-- START Data block --

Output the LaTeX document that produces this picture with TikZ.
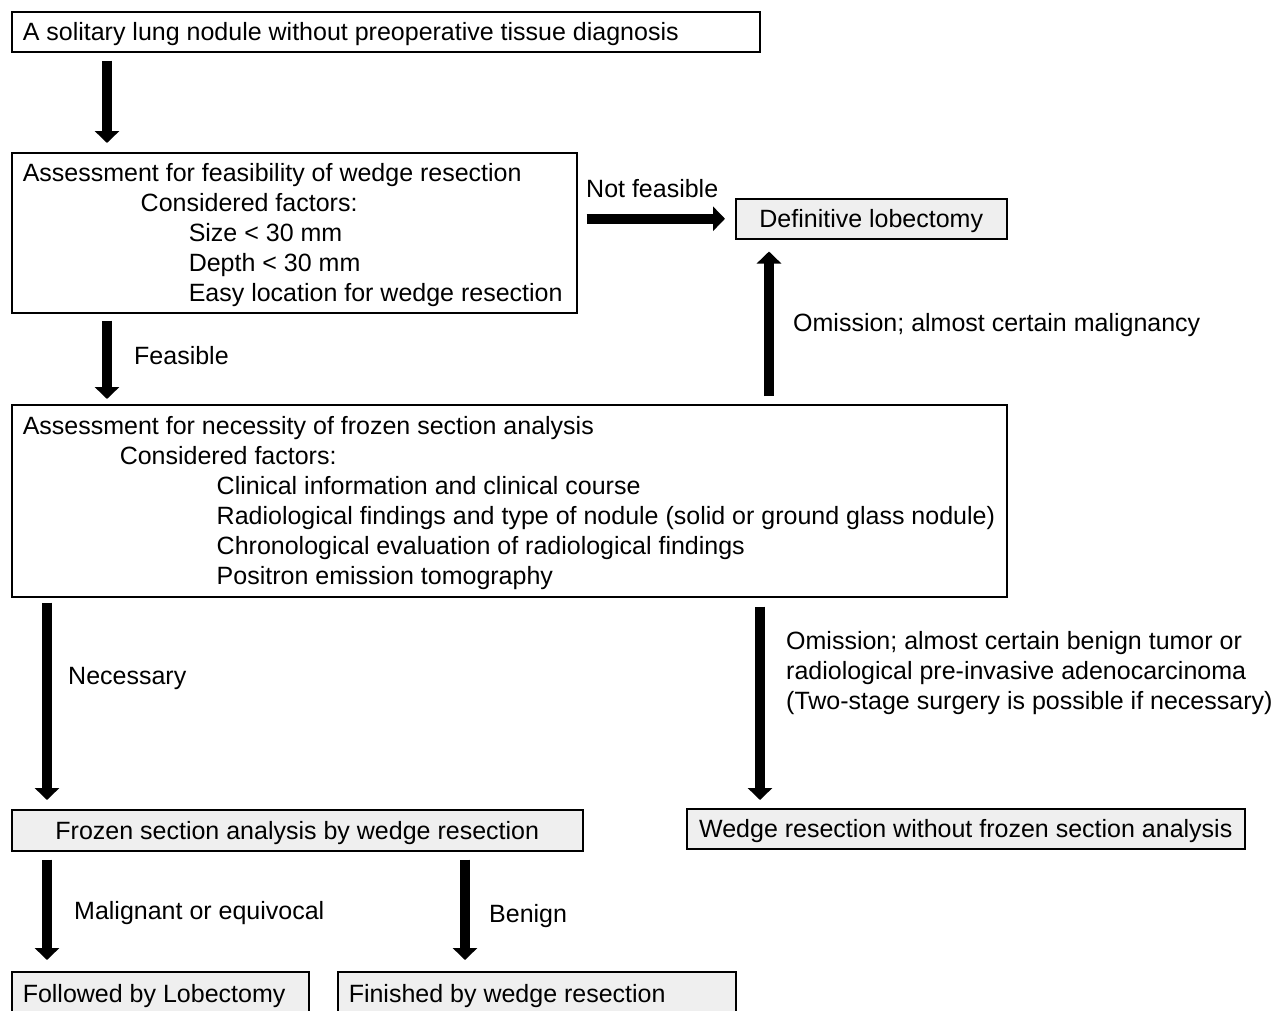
\documentclass[tikz,border=0pt]{standalone}
\usepackage{fontspec}
\setmainfont{Liberation Sans}
\usetikzlibrary{arrows.meta,calc}
\definecolor{boxgray}{HTML}{EFEFEF}
\newcommand{\natsp}{\spaceskip=0pt\xspaceskip=0pt\relax\rule{0pt}{23pt}}
\begin{document}
\begin{tikzpicture}[x=1pt,y=-1pt,
  font=\fontsize{25}{30}\selectfont,
  box/.style={draw, line width=1.5pt, inner xsep=11pt, inner ysep=0pt, anchor=north west},
  gbox/.style={box, fill=boxgray},
  bigarrow/.style={line width=10pt, -{Triangle[width=24pt,length=12pt]}},
  lbl/.style={anchor=base west, inner sep=0pt}]
\useasboundingbox[fill=white] (0,0) rectangle (1274,1010);

% boxes
\node[box, minimum width=748pt, minimum height=40pt, text width=726pt, align=left] (b1) at (11,11)
  {\natsp\mbox{A solitary lung nodule without preoperative tissue diagnosis}};

\node[box, minimum width=565pt, minimum height=160pt, text width=543pt, align=left] (b2) at (11,152)
  {\natsp\mbox{Assessment for feasibility of wedge resection}\\
   \mbox{\hspace*{118pt}Considered factors:}\\
   \mbox{\hspace*{166pt}Size < 30 mm}\\
   \mbox{\hspace*{166pt}Depth < 30 mm}\\
   \mbox{\hspace*{166pt}Easy location for wedge resection}};

\node[gbox, minimum width=271pt, minimum height=40pt, align=center] (lob) at (735,198)
  {\natsp Definitive lobectomy};

\node[box, minimum width=995pt, minimum height=192pt, text width=973pt, align=left] (b3) at (11,404)
  {\natsp\mbox{Assessment for necessity of frozen section analysis}\\
   \mbox{\hspace*{97pt}Considered factors:}\\
   \mbox{\hspace*{194pt}Clinical information and clinical course}\\
   \mbox{\hspace*{194pt}Radiological findings and type of nodule (solid or ground glass nodule)}\\
   \mbox{\hspace*{194pt}Chronological evaluation of radiological findings}\\
   \mbox{\hspace*{194pt}Positron emission tomography}};

\node[gbox, minimum width=571pt, minimum height=41pt, align=center] (frz) at (11,809)
  {\natsp Frozen section analysis by wedge resection};

\node[gbox, minimum width=558pt, minimum height=40pt, align=center] (wdg) at (686,808)
  {\natsp Wedge resection without frozen section analysis};

\node[gbox, minimum width=297pt, minimum height=44pt, text width=275pt, align=left] (fol) at (11,971)
  {\natsp\mbox{Followed by Lobectomy}};

\node[gbox, minimum width=398pt, minimum height=44pt, text width=376pt, align=left] (fin) at (337,971)
  {\natsp\mbox{Finished by wedge resection}};

% connectors
\draw[bigarrow, shorten <=8pt, shorten >=9pt]
  ([xshift=96pt]b1.south west) -- ([xshift=96pt]b1.south west |- b2.north);
\draw[bigarrow, shorten <=9pt, shorten >=10pt]
  (b2.east |- lob.west) -- (lob.west);
\draw[bigarrow, shorten <=8pt, shorten >=12pt]
  ([xshift=34pt]lob.south west |- b3.north) -- ([xshift=34pt]lob.south west);
\draw[bigarrow, shorten <=7pt, shorten >=5pt]
  ([xshift=96pt]b2.south west) -- ([xshift=96pt]b2.south west |- b3.north);
\draw[bigarrow, shorten <=5pt, shorten >=9pt]
  ([xshift=36pt]b3.south west) -- ([xshift=36pt]b3.south west |- frz.north);
\draw[bigarrow, shorten <=9pt, shorten >=8pt]
  ([xshift=74pt]wdg.north west |- b3.south) -- ([xshift=74pt]wdg.north west);
\draw[bigarrow, shorten <=8pt, shorten >=11pt]
  ([xshift=36pt]frz.south west) -- ([xshift=36pt]frz.south west |- fol.north);
\draw[bigarrow, shorten <=8pt, shorten >=11pt]
  ([xshift=454pt]frz.south west) -- ([xshift=454pt]frz.south west |- fin.north);

% labels
\node[lbl] (lnf) at (586,197) {Not feasible};
\node[lbl] (lmal) at (793,331) {Omission; almost certain malignancy};
\node[lbl] (lfea) at (134,364) {Feasible};
\node[lbl] (lnec) at (68,684) {Necessary};
\node[lbl] (lom1) at (786,649) {Omission; almost certain benign tumor or};
\node[lbl] (lom2) at (786,679) {radiological pre-invasive adenocarcinoma};
\node[lbl] (lom3) at (786,709) {(Two-stage surgery is possible if necessary)};
\node[lbl] (lme) at (74,919) {Malignant or equivocal};
\node[lbl] (lben) at (489,922) {Benign};
\end{tikzpicture}
\end{document}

-- END Data block --

_Task brief_. Reproduce the data word for word, excluding its pictures.

_Finished task_.
Output the LaTeX document that produces this picture with TikZ.
\documentclass[tikz,border=0pt]{standalone}
\usepackage{fontspec}
\setmainfont{Liberation Sans}
\usetikzlibrary{arrows.meta,calc}
\definecolor{boxgray}{HTML}{EFEFEF}
\newcommand{\natsp}{\spaceskip=0pt\xspaceskip=0pt\relax\rule{0pt}{23pt}}
\begin{document}
\begin{tikzpicture}[x=1pt,y=-1pt,
  font=\fontsize{25}{30}\selectfont,
  box/.style={draw, line width=1.5pt, inner xsep=11pt, inner ysep=0pt, anchor=north west},
  gbox/.style={box, fill=boxgray},
  bigarrow/.style={line width=10pt, -{Triangle[width=24pt,length=12pt]}},
  lbl/.style={anchor=base west, inner sep=0pt}]
\useasboundingbox[fill=white] (0,0) rectangle (1274,1010);

% boxes
\node[box, minimum width=748pt, minimum height=40pt, text width=726pt, align=left] (b1) at (11,11)
  {\natsp\mbox{A solitary lung nodule without preoperative tissue diagnosis}};

\node[box, minimum width=565pt, minimum height=160pt, text width=543pt, align=left] (b2) at (11,152)
  {\natsp\mbox{Assessment for feasibility of wedge resection}\\
   \mbox{\hspace*{118pt}Considered factors:}\\
   \mbox{\hspace*{166pt}Size < 30 mm}\\
   \mbox{\hspace*{166pt}Depth < 30 mm}\\
   \mbox{\hspace*{166pt}Easy location for wedge resection}};

\node[gbox, minimum width=271pt, minimum height=40pt, align=center] (lob) at (735,198)
  {\natsp Definitive lobectomy};

\node[box, minimum width=995pt, minimum height=192pt, text width=973pt, align=left] (b3) at (11,404)
  {\natsp\mbox{Assessment for necessity of frozen section analysis}\\
   \mbox{\hspace*{97pt}Considered factors:}\\
   \mbox{\hspace*{194pt}Clinical information and clinical course}\\
   \mbox{\hspace*{194pt}Radiological findings and type of nodule (solid or ground glass nodule)}\\
   \mbox{\hspace*{194pt}Chronological evaluation of radiological findings}\\
   \mbox{\hspace*{194pt}Positron emission tomography}};

\node[gbox, minimum width=571pt, minimum height=41pt, align=center] (frz) at (11,809)
  {\natsp Frozen section analysis by wedge resection};

\node[gbox, minimum width=558pt, minimum height=40pt, align=center] (wdg) at (686,808)
  {\natsp Wedge resection without frozen section analysis};

\node[gbox, minimum width=297pt, minimum height=44pt, text width=275pt, align=left] (fol) at (11,971)
  {\natsp\mbox{Followed by Lobectomy}};

\node[gbox, minimum width=398pt, minimum height=44pt, text width=376pt, align=left] (fin) at (337,971)
  {\natsp\mbox{Finished by wedge resection}};

% connectors
\draw[bigarrow, shorten <=8pt, shorten >=9pt]
  ([xshift=96pt]b1.south west) -- ([xshift=96pt]b1.south west |- b2.north);
\draw[bigarrow, shorten <=9pt, shorten >=10pt]
  (b2.east |- lob.west) -- (lob.west);
\draw[bigarrow, shorten <=8pt, shorten >=12pt]
  ([xshift=34pt]lob.south west |- b3.north) -- ([xshift=34pt]lob.south west);
\draw[bigarrow, shorten <=7pt, shorten >=5pt]
  ([xshift=96pt]b2.south west) -- ([xshift=96pt]b2.south west |- b3.north);
\draw[bigarrow, shorten <=5pt, shorten >=9pt]
  ([xshift=36pt]b3.south west) -- ([xshift=36pt]b3.south west |- frz.north);
\draw[bigarrow, shorten <=9pt, shorten >=8pt]
  ([xshift=74pt]wdg.north west |- b3.south) -- ([xshift=74pt]wdg.north west);
\draw[bigarrow, shorten <=8pt, shorten >=11pt]
  ([xshift=36pt]frz.south west) -- ([xshift=36pt]frz.south west |- fol.north);
\draw[bigarrow, shorten <=8pt, shorten >=11pt]
  ([xshift=454pt]frz.south west) -- ([xshift=454pt]frz.south west |- fin.north);

% labels
\node[lbl] (lnf) at (586,197) {Not feasible};
\node[lbl] (lmal) at (793,331) {Omission; almost certain malignancy};
\node[lbl] (lfea) at (134,364) {Feasible};
\node[lbl] (lnec) at (68,684) {Necessary};
\node[lbl] (lom1) at (786,649) {Omission; almost certain benign tumor or};
\node[lbl] (lom2) at (786,679) {radiological pre-invasive adenocarcinoma};
\node[lbl] (lom3) at (786,709) {(Two-stage surgery is possible if necessary)};
\node[lbl] (lme) at (74,919) {Malignant or equivocal};
\node[lbl] (lben) at (489,922) {Benign};
\end{tikzpicture}
\end{document}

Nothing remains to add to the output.